REVIEW
Domes are full of hot air
The techno theme park tries to break new ground but feels like so many retreads.
A new brand of pop-up “art” experience has emerged in the last few years, the crowd-pleasing spectacles rising in converted industrial buildings and vacant lots across the country. These range from vapid selfie factories like the Museum of Ice Cream and Candytopia, where visitors can snap pictures of themselves in front of brightly colored backdrops and tableaux, to more impressive, interactive environments such as “House of the Eternal Return,” created by Santa Fe art collective Meow Wolf.
These examples of Big Fun Art — as Ben Davis coined the phenomenon on Artnet — share more in common with theme parks than with traditional museums, aiming to place the visitor at the center of the experience.
The latest entry is Wisdome, a 35,000-square-foot complex that the press release perplexingly calls “the world’s first fully immersive entertainment art park.” (Have organizers never heard of Disneyland?)
Located in downtown L.A.’s Arts District, the site features five domes equipped with 360-degree projection mapping technology, akin to a planetarium. The opening installation showcases the work of Android Jones, a Colorado “digital painter” who calls himself an “electro-mineralist” and is a “longtime member of the Burning Man community,” that annual counterculture festival in the Nevada desert chock- full of big, fun art.

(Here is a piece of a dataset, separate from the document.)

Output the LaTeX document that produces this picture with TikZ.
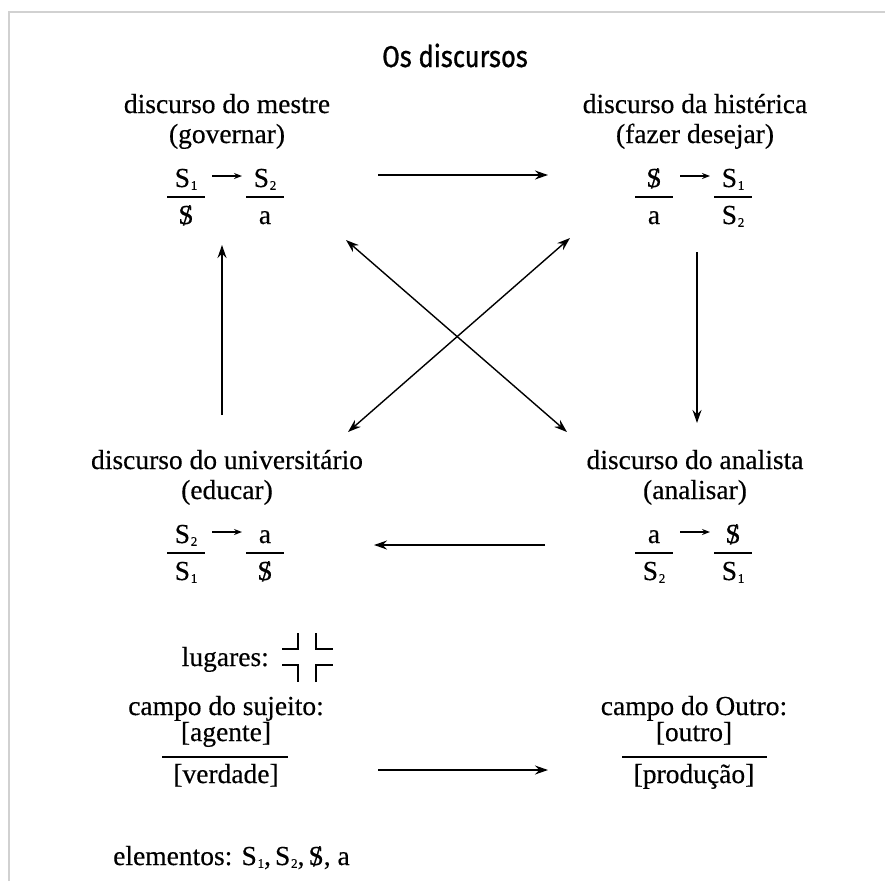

Visitors enter through a mirrored chamber resembling a poor man’s version of Yayoi Kusama’s Infinity Mirror Rooms, which have become popular selfie spots at blue-chip institutions such as the Broad. Given this amateurish installation, one appreciates Kusama's works all the more.
An entire dome is given over to dozens of Jones’ digitally printed canvases, presenting his fantastical, if hackneyed, New Age visions. Populated with Buddhas, wolves, dragons, skulls, fractals and geometric designs, it resembles a mash-up of 1970s blacklight posters with 1990s rave fliers, wrapped up in a thin blanket of vague Eastern mysticism. One work featured a woman’s head surrounded by symbols from several religions, like an over-earnest “Coexist” bumper sticker come to life.
During a preview Friday, a man in a nubby knit cap walked through waving an incense burner, filling the air with palo santo smoke as a soundtrack of downtempo EDM played in the background. Another dome highlighted virtual reality from Jones’ company Microdose VR, the only truly interactive element of Wisdome.
The centerpiece of the installation is Jones’ short animated film “Samskara,” which is apparently based on ancient Vedic and Sanskrit texts. “Join us on this journey through consciousness and beyond the mind to discover the inner self,” read a description from a screening in October, “from creation, through evolution, corruption, conflict and destruction, to eventual rebirth, and a path to enlightenment.”
The film’s aesthetic recalls a cross between “Tron” and James Cameron’s “Avatar,” as panoramas of lush CGI forests dissolved into kaleidoscopic abstractions. The images began as drawings on Jones’ Wacom tablet before they’re outsourced to digital animation teams in Thailand and Russia.
Lying under the 90-foot dome as the trippy scenes unfold overhead, you can’t help but be somewhat mesmerized, but that has more to do with appealing technology than amazing content. Virtually anything can seem impressive when projected in the enveloping dome. Like a carnival ride, it was entertaining perhaps but far from enlightening.
Wisdome’s organizers said “Samskara” would run for a few months, however the larger project would remain on the site for two to three years, hosting rotating exhibitions and events. “We’re hoping to revitalize the Arts District,” said Sean Ahearn, the vice president of business development for Fulldome Pro, the company behind Wisdome, who adds that it has the mayor’s support. That seemed like a strange comment considering the number of arts spaces already in the area, including mega-gallery Hauser & Wirth and the year-old Institute for Contemporary Art, Los Angeles. It is true that gentrification has largely pushed out working artists from what was a gritty, neglected patch of DTLA, but is a techno theme park really the answer?
It is telling that the Fulldome Pro’s domes have been featured at festivals such as Coachella, Burning Man and Lightning in a Bottle in the Central Coast area — events that last only for a few days and have a captive audience.
Here the company has tried to re-create the festival setting on a small (and urban) scale, with fire pits and trucks selling organic coffee and vegan jackfruit tacos. Wisdome plans to host events throughout the run, including meditations, a Deepak Chopra talk and “Beyond the Wall,” a Pink Floyd-related performance with the band’s saxophonist.
Tickets start at $25, cheaper than admission to less technically ambitious ventures such as the cloying pop-up Happy Place. But the Broad, ICA LA and Hauser & Wirth are all free.
Michael Hope, who manages the property Wisdome sits on, was quick to distinguish the project from other selfie factories. “Everytime there's a new experience,” he said. “You walk through it once and you walk through again, you're going to see a different thing.” Which is certainly true, but that doesn’t much matter if those different things are not worth seeing in the first place.